#### Materials provided:

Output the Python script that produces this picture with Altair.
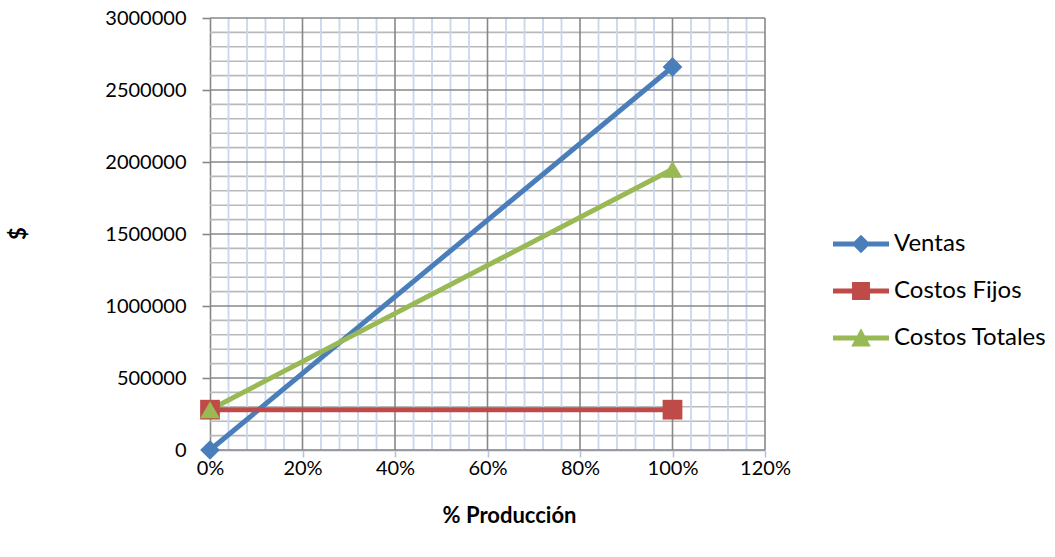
import altair as alt
import pandas as pd

# Break-even chart: sales vs. fixed and total costs by production level
produccion = [0.0, 1.0]
ventas = [0, 2660000]
costos_fijos = [280000, 280000]
costos_totales = [280000, 1950000]

series = ["Ventas", "Costos Fijos", "Costos Totales"]
colores = ["#4a7ebb", "#be4b48", "#98b954"]
marcadores = ["diamond", "square", "triangle-up"]

# legend symbols: a short line with the marker in the middle
simbolos_leyenda = [
    "M-2,-0.18H2V0.18H-2Z M0,-0.66L0.66,0L0,0.66L-0.66,0Z",
    "M-2,-0.18H2V0.18H-2Z M-0.64,-0.64H0.64V0.64H-0.64Z",
    "M-2,-0.18H2V0.18H-2Z M0,-0.7L0.7,0.6H-0.7Z",
]

y_major = [0, 500000, 1000000, 1500000, 2000000, 2500000, 3000000]
x_major = [0.0, 0.2, 0.4, 0.6, 0.8, 1.0, 1.2]
y_minor = [v for v in range(0, 3000001, 100000) if v % 500000 != 0]
x_minor = [round(v * 0.04, 2) for v in range(31) if v % 5 != 0]

filas = []
for nombre, valores in zip(series, [ventas, costos_fijos, costos_totales]):
    for p, v in zip(produccion, valores):
        filas.append({"produccion": p, "valor": v, "serie": nombre})
df = pd.DataFrame(filas)

FONT = "Lato"

x_scale = alt.Scale(domain=[0, 1.2], nice=False, zero=False)
y_scale = alt.Scale(domain=[0, 3000000], nice=False)

# grid lines
g_ymin = alt.Chart(pd.DataFrame({"v": y_minor})).mark_rule(
    color="#b9b9b9", strokeWidth=1.6
).encode(y=alt.Y("v:Q", scale=y_scale))
g_xmin = alt.Chart(pd.DataFrame({"v": x_minor})).mark_rule(
    color="#c9d6ee", strokeWidth=1.8
).encode(x=alt.X("v:Q", scale=x_scale))
g_ymaj = alt.Chart(pd.DataFrame({"v": y_major})).mark_rule(
    color="#878787", strokeWidth=1.6
).encode(y=alt.Y("v:Q", scale=y_scale))
g_xmaj = alt.Chart(pd.DataFrame({"v": x_major[1:]})).mark_rule(
    color="#878787", strokeWidth=1.6
).encode(x=alt.X("v:Q", scale=x_scale))

base = alt.Chart(df)

x_enc = alt.X(
    "produccion:Q",
    scale=x_scale,
    axis=alt.Axis(
        values=x_major,
        format=".0%",
        title="% Producción",
        grid=False,
        labelFlush=False,
        domainColor="#c3d0e8",
        domainWidth=2,
        tickColor="#b8c4d8",
        tickWidth=1.6,
        tickSize=7,
        labelPadding=1,
        labelFont=FONT,
        labelFontSize=20,
        labelColor="#000000",
        titleFont=FONT,
        titleFontSize=22,
        titleFontWeight="bold",
        titleColor="#000000",
        titleX=299,
        titleY=65,
        titleBaseline="middle",
        titleAlign="center",
    ),
)
y_enc = alt.Y(
    "valor:Q",
    scale=y_scale,
    axis=alt.Axis(
        values=y_major,
        format="d",
        title="$",
        grid=False,
        labelFlush=False,
        domainColor="#878787",
        domainWidth=1.6,
        tickColor="#878787",
        tickWidth=1.6,
        tickSize=8,
        labelPadding=16,
        labelFont=FONT,
        labelFontSize=20,
        labelColor="#000000",
        titleFont=FONT,
        titleFontSize=22,
        titleFontWeight="bold",
        titleColor="#000000",
        titleAngle=270,
        titleX=-192,
        titleY=215,
        titleBaseline="middle",
        titleAlign="center",
    ),
)

# one line + marker layer pair per series, each with its own colour and shape
capas = []
for i, (nombre, color) in enumerate(zip(series, colores)):
    datos = base.transform_filter(alt.datum.serie == nombre)
    if i == 0:
        enc = dict(x=x_enc, y=y_enc)
    else:
        enc = dict(x="produccion:Q", y="valor:Q")
    capas.append(datos.mark_line(strokeWidth=5, color=color).encode(**enc))
for nombre, color, forma in zip(series, colores, marcadores):
    capas.append(
        base.transform_filter(alt.datum.serie == nombre)
        .mark_point(filled=True, opacity=1, size=390, shape=forma, color=color)
        .encode(x="produccion:Q", y="valor:Q")
    )

leyenda_cfg = dict(
    title=None,
    orient="none",
    legendX=637,
    legendY=212,
    symbolSize=784,
    symbolStrokeWidth=0,
    symbolOpacity=1,
    labelOffset=19,
    labelFont=FONT,
    labelFontSize=24,
    labelColor="#000000",
    rowPadding=21,
    padding=0,
)

# legend source: fill + shape scales on a layer that draws no marks
leyenda = (
    base.transform_filter("false")
    .mark_point(filled=True, opacity=1)
    .encode(
        x="produccion:Q",
        y="valor:Q",
        fill=alt.Fill(
            "serie:N",
            scale=alt.Scale(domain=series, range=colores),
            legend=alt.Legend(**leyenda_cfg),
        ),
        shape=alt.Shape(
            "serie:N",
            scale=alt.Scale(domain=series, range=simbolos_leyenda),
            legend=alt.Legend(**leyenda_cfg),
        ),
    )
)

chart = (
    alt.layer(g_ymin, g_xmin, g_ymaj, g_xmaj, *capas, leyenda)
    .properties(
        width=555,
        height=432,
        autosize=alt.AutoSizeParams(type="none"),
        padding={"left": 210, "top": 18, "right": 290, "bottom": 107},
        background="#ffffff",
    )
    .configure_view(stroke=None)
)

chart.save("out.html", embed_options={"renderer": "svg", "actions": False})
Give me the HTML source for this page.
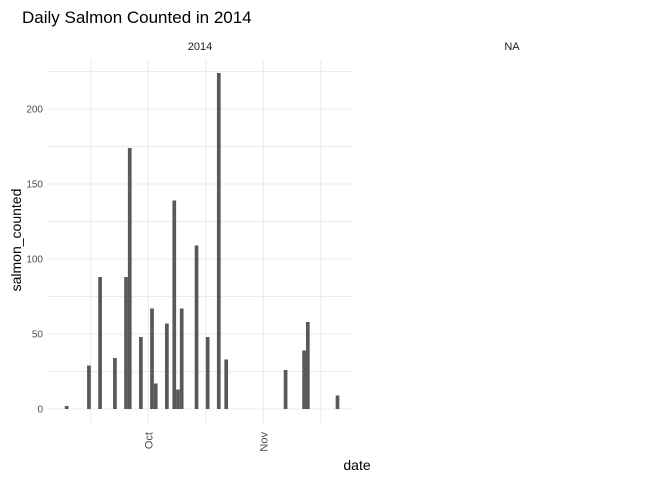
<!DOCTYPE html>
<html><head><meta charset="utf-8"><style>
body{margin:0;background:#fff;font-family:"Liberation Sans",Arial,sans-serif;}
svg text{font-family:"Liberation Sans",Arial,sans-serif;}
</style></head><body>
<svg id="chart" width="672" height="480" xmlns="http://www.w3.org/2000/svg">
<rect width="672" height="480" fill="#fff"/>
<text x="22" y="23" font-size="17" fill="#000">Daily Salmon Counted in 2014</text>
<text x="200" y="50" font-size="11" fill="#1a1a1a" text-anchor="middle">2014</text>
<text x="512" y="50" font-size="11" fill="#1a1a1a" text-anchor="middle">NA</text>
<g id="grid"></g><g id="bars"></g><g id="axes"></g>
<text transform="translate(21,240) rotate(-90)" font-size="14" text-anchor="middle" fill="#000">salmon_counted</text>
<text x="357" y="470" font-size="14" text-anchor="middle" fill="#000">date</text>
</svg>
<script>
// days relative to Oct 1, 2014
const days = [-22,-16,-13,-9,-6,-5,-2,1,2,5,7,8,9,13,16,19,21,37,42,43,51];
const counts = [2,29,88,34,88,174,48,67,17,57,139,13,67,109,48,224,33,26,39,58,9];
const yTicks = [0,50,100,150,200];
const xTickDays = [0,31];
const xTickLabels = ["Oct","Nov"];
const xMinorDays = [-15.5,15.5,46.5];

const NS="http://www.w3.org/2000/svg";
const px0=48, px1=352, y0=409, pxPerUnit=1.5;
const xs = d => 148.3 + d*3.71;
const ys = v => y0 - v*pxPerUnit;
function mk(tag,attrs,parent){const e=document.createElementNS(NS,tag);for(const k in attrs)e.setAttribute(k,attrs[k]);parent.appendChild(e);return e;}
const grid=document.getElementById('grid'), bars=document.getElementById('bars'), axes=document.getElementById('axes');
for(let v=0; v<=225; v+=25){
  const l=mk('line',{x1:px0,x2:px1,y1:ys(v),y2:ys(v),stroke:'#ebebeb','stroke-width':1},grid);
  
  
}
xTickDays.concat(xMinorDays).forEach(d=>{
  const l=mk('line',{x1:xs(d),x2:xs(d),y1:60,y2:423,stroke:'#ebebeb','stroke-width':1},grid);
  
  
});
days.forEach((d,i)=>{
  const w=3.71;
  const r=mk('rect',{x:xs(d)-w/2,y:ys(counts[i]),width:w,height:counts[i]*pxPerUnit,fill:'#595959'},bars);
  
  
});
yTicks.forEach(v=>{
  const t=mk('text',{x:43,y:ys(v)+3.5,'font-size':10,'text-anchor':'end',fill:'#4d4d4d'},axes);
  t.textContent=v;
  
  
});
xTickDays.forEach((d,i)=>{
  const t=mk('text',{transform:`translate(${xs(d)+4},432) rotate(-90)`,'font-size':11,'text-anchor':'end',fill:'#4d4d4d'},axes);
  t.textContent=xTickLabels[i];
  
  
});
</script>
</body></html>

#### Instructions for the task:
Can the lines from the start of the records through the line with "costos_totales = [280000, 1950000]" be given again exactly, with the pictures left out?

#### Full response:
Output the Python script that produces this picture with Altair.
import altair as alt
import pandas as pd

# Break-even chart: sales vs. fixed and total costs by production level
produccion = [0.0, 1.0]
ventas = [0, 2660000]
costos_fijos = [280000, 280000]
costos_totales = [280000, 1950000]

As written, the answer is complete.